La Journée mondiale de l’eau 2023 se célèbre sur le thème « accélérer le changement ». Que doivent comprendre les paysans et communautés rurales du Cameroun et d’ailleurs ?

Ce thème interpelle les paysans et communautés rurales du Cameroun et   d’ailleurs sur leurs capacités à s’adapter au changement lié à la ressource   en   eau. Un changement induit par les impacts du changement climatique. Alors s’il   faut s’adapter à ce changement-là, il faut davantage être informé, et outillé, connaître l’importance de la ressource en eau et développer des techniques endogènes pour sa conservation. Aussi, les femmes rurales doivent savoir qu’elles sont au cœur même de l’action de gestion et de conservation de ressource en eau, bien qu’il faille l’appui des   pouvoirs   publics, que ce soit en termes techniques ou financiers. Elles ont besoin aussi de l’appui des partenaires au développement, que ce soit en termes de logistique, de technique, ou de finance, pour pouvoir mener à bien leurs initiatives locales   de gestion des ressources en eau et d’amélioration de l’accès ou encore de la   sécurité de l’eau.

 La Journée mondiale de l’eau est une journée de sensibilisation à une gestion durable des ressources en eau. Quel commentaire faites-vous en ce qui concerne le Cameroun ?

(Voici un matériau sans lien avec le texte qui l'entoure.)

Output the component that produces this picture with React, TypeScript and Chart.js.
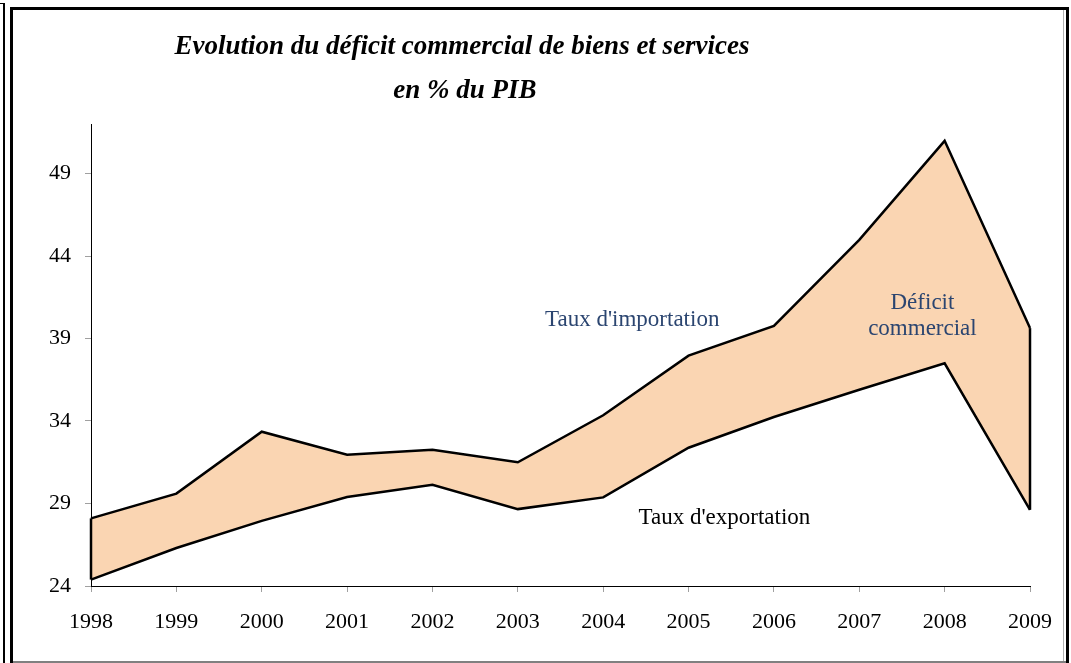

En ce qui concerne le Cameroun, je conseille aux autorités d’appliquer la gestion intégrée des ressources en eau (GIRE). Parce qu’on a besoin de l’eau dans tous les domaines d’activité économique. On en a besoin pour l’électricité,  dans le secteur de la santé, le secteur   agricole, et le secteur industriel. Donc, l’eau interpelle tous les   acteurs, les décideurs, les planificateurs, les usagers. Et tous doivent contribuer d’une façon ou d’une autre, selon leur rôle, selon leurs responsabilités, à l’élaboration des lois, au développement des politiques, à la planification et à la mise en œuvre au niveau opérationnel. Au-delà de la gestion sectorielle de cette ressource, il faut une collaboration qui permettra de créer un équilibre dans la  gestion de la ressource en eau, dans la rationalisation même de cette eau, selon les priorités économiques et même sociales. Les femmes ont un rôle principal à jouer en matière de promotion de la gestion intégrée des ressources en eau. Il est important que les femmes soient davantage des leaders et agissent même au nouveau local et opérationnel. Elles doivent être des actrices plutôt que de simples bénéficiaires.